“Panta rei” recita una famosa frase di Eraclito. Tutto scorre. Tutto scorre, anche se non ce ne accorgiamo. Tutto scorre, anche se non lo vogliamo. Tutto scorre, anche se non lo decidiamo. Tutto scorre, anche quando, sulla schiena, ci carichiamo chili di zavorre, che ci accompagnano per un piccolo pezzo di percorso, o per una vita intera. Tutto scorre, anche quando a scorrere siamo proprio noi, anche quando a scivolare è la nostra stessa ombra, che ci portiamo dietro, da sempre.
Accogliere le mancanze è, forse, la sfida più complessa che siamo chiamati ad affrontare. Le nostre giornate ruotano attorno ad una frenesia continua. Molte cose le facciamo per abitudine, attraverso schemi mentali consolidati, difficili da disinnescare. Altre cose, d'improvviso, smettiamo di farle, senza nemmeno conoscere il motivo. Da bravi esseri umani, in linea con il principio dell'evoluzione della specie, ci siamo adattati ad un mondo che va veloce, e veloci sono diventati anche i nostri pensieri. L'illusione del multitasking ha creato tanti vuoti, che scambiamo per pieni. Ma, quando ci fermiamo a toccare questi vuoti, pensando siano pieni, ci rendiamo conto di quanto vuoti siano.
Una mancanza è una mancanza, un vuoto che rimane vuoto. Una mancanza è un vuoto che rimane vuoto, anche se cerchiamo di non guardarlo. Una mancanza è un vuoto che rimane vuoto, anche se rivestiamo la sua superficie. Una mancanza è un vuoto che non va riempito, perché è l’essere vuoto che la rende tale. Una mancanza è un vuoto che ci ricorda quello che abbiamo vissuto, che circonda il nostro vissuto. Una mancanza è un vuoto che tratteggia il perimetro del nostro cuore, delle nostre emozioni, aspettando di essere visto. Perché, è solo se vediamo questi vuoti, è solo se ci tuffiamo in questi vuoti, che possiamo imparare a rimanere a galla, nonostante le mancanze.
Le mancanze sono un po’ come l’equilibrio: per ritrovarlo, dobbiamo perderlo, dobbiamo vivere quell'attimo di instabilità, per ritrovare un po’ di stabilità.

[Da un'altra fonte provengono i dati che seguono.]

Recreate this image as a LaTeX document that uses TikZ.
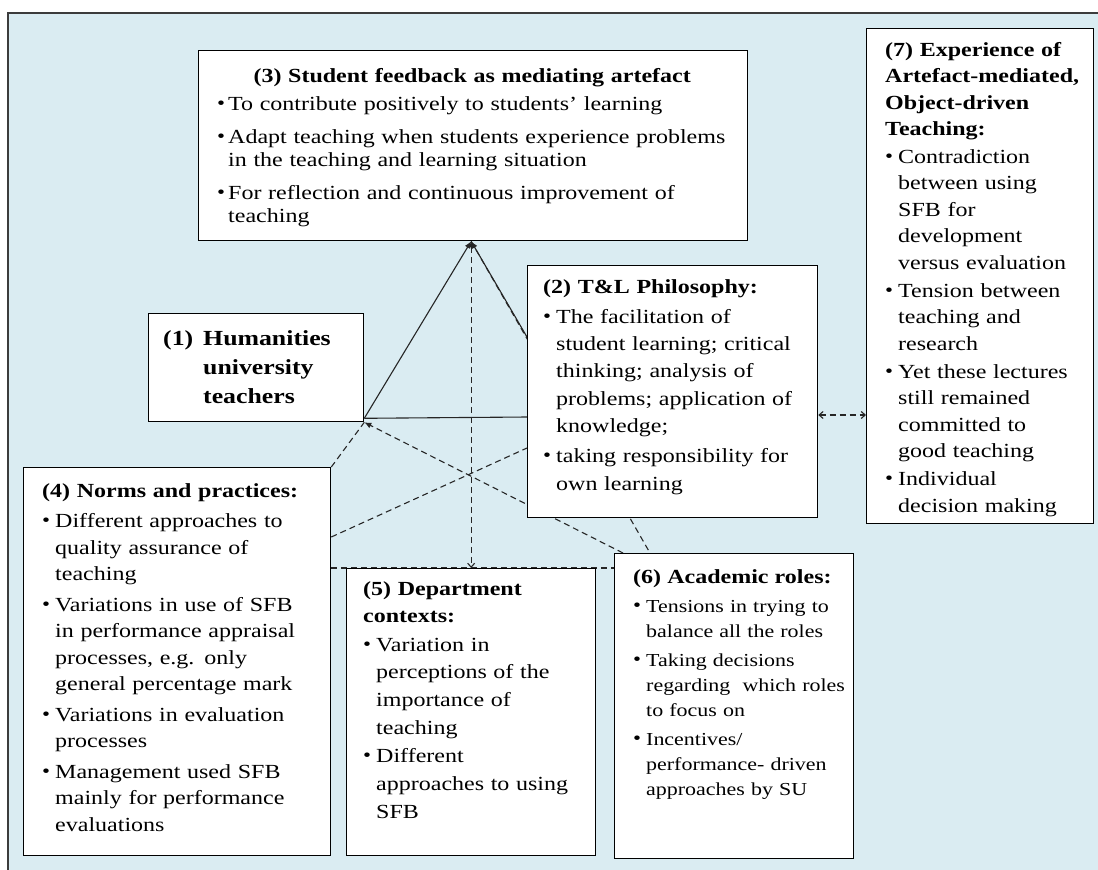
\documentclass[tikz,border=0pt]{standalone}
\usepackage{fontspec}
\setmainfont[FakeStretch=1.2]{Liberation Serif}
\usetikzlibrary{arrows.meta}
\definecolor{paneblue}{RGB}{218,236,242}
\definecolor{edgegray}{RGB}{60,60,60}
\newlength\bulwd \setlength\bulwd{13pt}
\newlength\itemgap
\newcommand\bul{\par\vspace{\itemgap}\hangindent=\bulwd\hangafter=1\noindent
  \makebox[\bulwd][l]{\raisebox{0.05em}{\fontsize{19}{19}\selectfont\textbullet}}}
\pgfdeclarelayer{base}
\pgfdeclarelayer{links}
\pgfsetlayers{base,links,main}
\begin{document}
\begin{tikzpicture}[x=1pt,y=-1pt,
  panel/.style={draw=black, fill=white, line width=1.3pt, inner sep=0pt, anchor=north west},
  txt/.style={anchor=base west, inner sep=0pt, align=left},
  link/.style={line width=1.1pt, draw=black!85},
  dlink/.style={link, dash pattern=on 6pt off 4pt},
  fill tip/.style={-{Latex[length=7pt,width=6pt]}}]

\useasboundingbox (0,0) rectangle (1098,870);
\clip (0,0) rectangle (1098,870);

% page and framed panel
\begin{pgfonlayer}{base}
  \fill[white] (0,0) rectangle (1098,870);
  \draw[fill=paneblue, draw=edgegray, line width=2.2pt] (8,13) rectangle (1110,885);
\end{pgfonlayer}

% boxes
\node[panel, minimum width=549pt, minimum height=190pt] (b3) at (198,50) {};
\node[panel, minimum width=290pt, minimum height=252pt] (b2) at (527,265) {};
\node[panel, minimum width=215pt, minimum height=108pt] (b1) at (148,313) {};
\node[panel, minimum width=227pt, minimum height=495pt] (b7) at (866,28) {};
\node[panel, minimum width=307pt, minimum height=388pt] (b4) at (23,467) {};
\node[panel, minimum width=249pt, minimum height=287pt] (b5) at (346,568) {};
\node[panel, minimum width=239pt, minimum height=305pt] (b6) at (614,553) {};

% connectors
\begin{pgfonlayer}{links}
  \coordinate (apex) at (b5.north |- b3.south);
  \draw[link, fill tip] ([yshift=4pt]b1.south east) -- (apex);
  \draw[link, fill tip] ([yshift=-72pt]b2.north west) -- (apex);
  \draw[link] ([yshift=-152pt]b2.north west) -- ([yshift=4pt]b1.south east);
  \draw[dlink] (b4.north east) -- (b1.south east);
  \draw[dlink, fill tip] ([xshift=9pt]b6.north west) -- (b1.south east);
  \draw[dlink] ([yshift=-70pt]b4.north east) -- ([yshift=-183pt]b2.north west);
  \draw[dlink] (apex) -- ([xshift=36pt]b6.north west);
  \draw[dlink] ([yshift=-101pt]b4.north east) -- ([yshift=-15pt]b6.north west);
  \draw[dlink, {Latex[length=6pt,width=5pt]}-{Straight Barb[length=4pt,width=7pt]}] (apex) -- (b5.north);
  \coordinate (p27) at ([yshift=-150pt]b2.north east);
  \draw[dlink, {Straight Barb[length=4pt,width=7pt]}-{Straight Barb[length=4pt,width=7pt]}] (p27) -- (p27 -| b7.west);
\end{pgfonlayer}

% box texts
\node[txt, text width=525pt, font=\fontsize{20}{23}\selectfont] (t3) at (217,82) {\setlength\itemgap{10pt}\setlength\bulwd{11pt}%
\makebox[510pt]{\bfseries (3) Student feedback as mediating artefact}\par\vspace{-5pt}%
\bul To contribute positively to students’ learning
\bul Adapt teaching when students experience problems\newline in the teaching and learning situation
\bul For reflection and continuous improvement of\newline teaching\par};

\node[txt, text width=280pt, font=\fontsize{20}{27.4}\selectfont] (t2) at (543,293) {\setlength\itemgap{2.6pt}%
\textbf{(2) T\&L Philosophy:}
\bul The facilitation of\newline student learning; critical\newline thinking; analysis of\newline problems; application of\newline knowledge;
\bul taking responsibility for\newline own learning\par};

\node[txt, text width=210pt, font=\fontsize{21.5}{29}\selectfont\bfseries] (t1) at (163,345) {%
\hangindent=40pt\hangafter=1\noindent\makebox[40pt][l]{(1)}Humanities\newline university\newline teachers\par};

\node[txt, text width=320pt, font=\fontsize{20}{26.5}\selectfont] (t4) at (42,497) {\setlength\itemgap{4pt}%
\textbf{(4) Norms and practices:}
\bul Different approaches to\newline quality assurance of\newline teaching
\bul Variations in use of SFB\newline in performance appraisal\newline processes, e.g. only\newline general percentage mark
\bul Variations in evaluation\newline processes
\bul Management used SFB\newline mainly for performance\newline evaluations\par};

\node[txt, text width=260pt, font=\fontsize{20}{27.8}\selectfont] (t5) at (363,595) {\setlength\itemgap{0.5pt}%
\textbf{(5) Department\newline contexts:}
\bul Variation in\newline perceptions of the\newline importance of\newline teaching
\bul Different\newline approaches to using\newline SFB\par};

\node[txt, text width=260pt, font=\fontsize{18.3}{25}\selectfont] (t6) at (633,583) {\setlength\itemgap{4pt}%
{\fontsize{20}{25}\selectfont\bfseries (6) Academic roles:}
\bul Tensions in trying to\newline balance all the roles
\bul Taking decisions\newline regarding\ \ which roles\newline to focus on
\bul Incentives/\newline performance- driven\newline approaches by SU\par};

\node[txt, text width=240pt, font=\fontsize{20}{26.5}\selectfont] (t7) at (885,56) {\setlength\itemgap{1.5pt}%
\textbf{(7) Experience of\newline Artefact-mediated,\newline Object-driven\newline Teaching:}
\bul Contradiction\newline between using\newline SFB for\newline development\newline versus evaluation
\bul Tension between\newline teaching and\newline research
\bul Yet these lectures\newline still remained\newline committed to\newline good teaching
\bul Individual\newline decision making\par};
\end{tikzpicture}
\end{document}
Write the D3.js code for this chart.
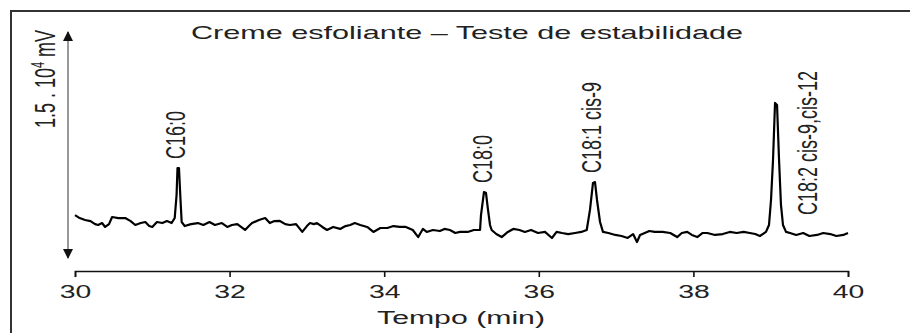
<!DOCTYPE html>
<html>
<head>
<meta charset="utf-8">
<script src="https://cdn.jsdelivr.net/npm/d3@7"></script>
<style>
  html, body { margin: 0; padding: 0; background: #fff; }
  svg { display: block; font-family: "Liberation Sans", Arial, sans-serif; }
</style>
</head>
<body>
<div id="chart"></div>
<script>
// retention time (min) and detector signal (mV)
var times = [30.00, 30.06, 30.13, 30.20, 30.26, 30.30, 30.35, 30.39, 30.44, 30.48,
  30.56, 30.65, 30.72, 30.78, 30.85, 30.91, 30.96, 31.00, 31.06, 31.13,
  31.19, 31.25, 31.29, 31.314, 31.326, 31.345, 31.365, 31.38, 31.42, 31.50,
  31.59, 31.66, 31.74, 31.81, 31.90, 31.97, 32.03, 32.10, 32.20, 32.25,
  32.29, 32.38, 32.46, 32.52, 32.58, 32.65, 32.72, 32.78, 32.86, 32.94,
  33.00, 33.04, 33.09, 33.13, 33.20, 33.26, 33.34, 33.43, 33.50, 33.56,
  33.62, 33.69, 33.78, 33.86, 33.95, 34.04, 34.12, 34.20, 34.28, 34.37,
  34.44, 34.50, 34.55, 34.63, 34.72, 34.78, 34.85, 34.92, 34.98, 35.08,
  35.16, 35.24, 35.252, 35.291, 35.317, 35.343, 35.369, 35.39, 35.45, 35.52,
  35.60, 35.67, 35.75, 35.82, 35.90, 35.99, 36.08, 36.17, 36.23, 36.30,
  36.38, 36.47, 36.55, 36.62, 36.662, 36.701, 36.727, 36.753, 36.792, 36.83,
  36.90, 36.99, 37.07, 37.15, 37.22, 37.27, 37.31, 37.37, 37.43, 37.50,
  37.60, 37.70, 37.79, 37.85, 37.92, 37.98, 38.05, 38.12, 38.18, 38.28,
  38.38, 38.47, 38.56, 38.65, 38.73, 38.80, 38.86, 38.939, 38.978, 39.004,
  39.030, 39.056, 39.082, 39.108, 39.133, 39.159, 39.198, 39.25, 39.33, 39.42,
  39.50, 39.60, 39.68, 39.77, 39.85, 39.94, 40.00];

var signal = [2850, 2650, 2520, 2450, 2250, 2190, 2320, 2060, 2250, 2720,
  2650, 2650, 2450, 2190, 2320, 2390, 2120, 2060, 2390, 2320,
  2450, 2320, 2655, 4180, 5970, 5970, 3850, 2390, 2120, 2250,
  2320, 2190, 2390, 2190, 2320, 2060, 2190, 2250, 1860, 2120,
  2320, 2520, 2650, 2320, 2450, 2460, 2250, 2190, 2250, 1730,
  2120, 2320, 2250, 2320, 2060, 1860, 2060, 1930, 2120, 2190,
  2320, 2190, 2060, 1730, 1990, 1990, 2120, 2060, 2060, 1860,
  1390, 1930, 1730, 1860, 1790, 1930, 1860, 1660, 1730, 1730,
  1860, 1860, 2850, 4380, 4310, 3190, 2190, 1860, 1590, 1390,
  1730, 1930, 1860, 1730, 1860, 1660, 1730, 1330, 1730, 1660,
  1590, 1660, 1730, 1860, 3190, 4980, 5040, 3850, 2390, 1730,
  1660, 1530, 1460, 1330, 1590, 1060, 1530, 1660, 1790, 1730,
  1730, 1660, 1390, 1660, 1730, 1530, 1390, 1660, 1660, 1530,
  1590, 1730, 1660, 1730, 1660, 1590, 1460, 1730, 2190, 3850,
  6500, 10290, 10150, 6500, 3520, 2190, 1730, 1660, 1530, 1660,
  1460, 1530, 1660, 1590, 1460, 1530, 1660];

var peakNames = ["C16:0", "C18:0", "C18:1 cis-9", "C18:2 cis-9,cis-12"];
var peakTimes = [31.335, 35.30, 36.715, 39.07];
var xTicks = [30, 32, 34, 36, 38, 40];
var scaleBar = [0, 15000]; // 1.5 . 10^4 mV

var width = 910, height = 333;
var stretch = 1.62; // the source figure is widened horizontally

var svg = d3.select('#chart').append('svg')
  .attr('width', width)
  .attr('height', height);

// frame
svg.append('rect')
  .attr('x', 11).attr('y', 11)
  .attr('width', width).attr('height', height)
  .attr('fill', 'none')
  .attr('stroke', '#333')
  .attr('stroke-width', 2);

var x = d3.scaleLinear().domain([30, 40]).range([75, 848]);
var y = d3.scaleLinear().domain(scaleBar).range([258, 32]);

// x axis
var xAxis = svg.append('g')
  .attr('transform', 'translate(0,271)')
  .call(d3.axisBottom(x).tickValues(xTicks).tickSize(6).tickSizeOuter(6));
xAxis.select('.domain').attr('stroke', '#111').attr('stroke-width', 1.6);
xAxis.selectAll('.tick line').attr('stroke', '#111').attr('stroke-width', 1.6);
xAxis.selectAll('.tick text')
  .attr('y', 27).attr('dy', 0)
  .attr('fill', '#222')
  .attr('font-size', 17.5)
  .attr('font-family', '"Liberation Sans", Arial, sans-serif')
  .attr('transform', 'scale(' + stretch + ',1)');

// scale arrow
var defs = svg.append('defs');
defs.append('marker')
  .attr('id', 'tri')
  .attr('viewBox', '0 0 10 10')
  .attr('refX', 9).attr('refY', 5)
  .attr('markerWidth', 14).attr('markerHeight', 10)
  .attr('markerUnits', 'userSpaceOnUse')
  .attr('orient', 'auto-start-reverse')
  .append('path')
    .attr('d', 'M0,0 L10,5 L0,10 Z')
    .attr('fill', '#111');

svg.append('line')
  .attr('x1', 68).attr('x2', 68)
  .attr('y1', y(scaleBar[0])).attr('y2', y(scaleBar[1]))
  .attr('stroke', '#555')
  .attr('stroke-width', 1.2)
  .attr('marker-start', 'url(#tri)')
  .attr('marker-end', 'url(#tri)');

var ylab = svg.append('text')
  .attr('transform', 'translate(55,79) scale(' + stretch + ',1) rotate(-90)')
  .attr('text-anchor', 'middle')
  .attr('font-size', 18)
  .attr('fill', '#222');
ylab.append('tspan').text('1.5 . 10');
ylab.append('tspan').text('4').attr('font-size', 11).attr('dy', -7);
ylab.append('tspan').text(' mV').attr('dy', 7);

// chromatogram trace
var trace = times.map((t, i) => [t, signal[i]]);
svg.append('path')
  .datum(trace)
  .attr('fill', 'none')
  .attr('stroke', '#000')
  .attr('stroke-width', 2.2)
  .attr('stroke-linejoin', 'round')
  .attr('d', d3.line().x(d => x(d[0])).y(d => y(d[1])));

// peak labels
peakNames.forEach((name, i) => {
  var t = peakTimes[i];
  var top = d3.max(trace.filter(d => Math.abs(d[0] - t) < 0.06), d => d[1]);
  var lx, ly;
  if (i < 3) {
    lx = x(t) + 7;
    ly = y(top) - 9;
  } else {
    lx = x(t) + 41;
    ly = 215;
  }
  svg.append('text')
    .attr('transform', 'translate(' + lx + ',' + ly + ') scale(' + (stretch * 0.95) + ',1) rotate(-90)')
    .attr('font-size', 18)
    .attr('fill', '#222')
    .text(name);
});

// title and x label
svg.append('text')
  .attr('transform', 'translate(467,39) scale(' + 1.7 + ',1)')
  .attr('text-anchor', 'middle')
  .attr('font-size', 18)
  .attr('fill', '#222')
  .text('Creme esfoliante \u2013 Teste de estabilidade');

svg.append('text')
  .attr('transform', 'translate(461,324) scale(' + 1.68 + ',1)')
  .attr('text-anchor', 'middle')
  .attr('font-size', 18)
  .attr('fill', '#222')
  .text('Tempo (min)');
</script>
</body>
</html>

D'altronde, anche il pianeta utilizza il terremoto per ritrovare il suo equilibrio. Un assestamento necessario tra le falde terrestri. Un assestamento che ci consente di continuare a poggiare, in modo sicuro, i nostri piedi sul terreno. Serve una giusta distanza tra noi e le mancanze, per essere in sintonia, per ritrovare la sintonia. Se siamo troppo vicini, rischiamo di bruciarci. Se siamo troppo lontani, rischiamo di lasciare indietro una parte di noi. È quello che insegna Icaro: se si vola troppo vicino al sole, la caduta è assicurata. Se si vola troppo vicino al sole, le ali, prima o poi, si sciolgono.
Una frase di una canzone di Mr. Rain recita:
Perché la vita non va mai secondo i piani.![]()
A volte, ci possiamo fare tutti i piani possibili, ma è la vita che li rovescia. È la vita che ci fa capire che non esiste piano più bello di quello che può essere cambiato, ampliato, vissuto. I piani sono metodo, schema, abitudine. La vita, invece, è quello che accade tra uno schema ed un altro, tra un'abitudine innata e una appresa. La vita è quell'attimo che passa prima di cambiare i piani, di dirottare la via. Quell'attimo che ci fa capire cosa conti davvero, cosa vogliamo portarci dietro nei nostri mille piani saltati.
L’essenza del divenire è proprio questa: cambiare, assecondando la vita, ascoltandola, accogliendola. Divenire significa saper lasciare andare, per fare spazio a quello che sarà. Divenire significa evolvere, crescere, trovare versioni alternative di sé, rimanendo sempre gli stessi. Perché, si può modificare la forma, ma il nucleo profondo di quello che siamo, continua ad essere, continua a vivere anche davanti ad un incessante divenire. E, se il divenire fa paura, è solo perché ci stiamo dimenticando la cosa più importante: ci evolviamo, ma sempre in compagnia di noi stessi.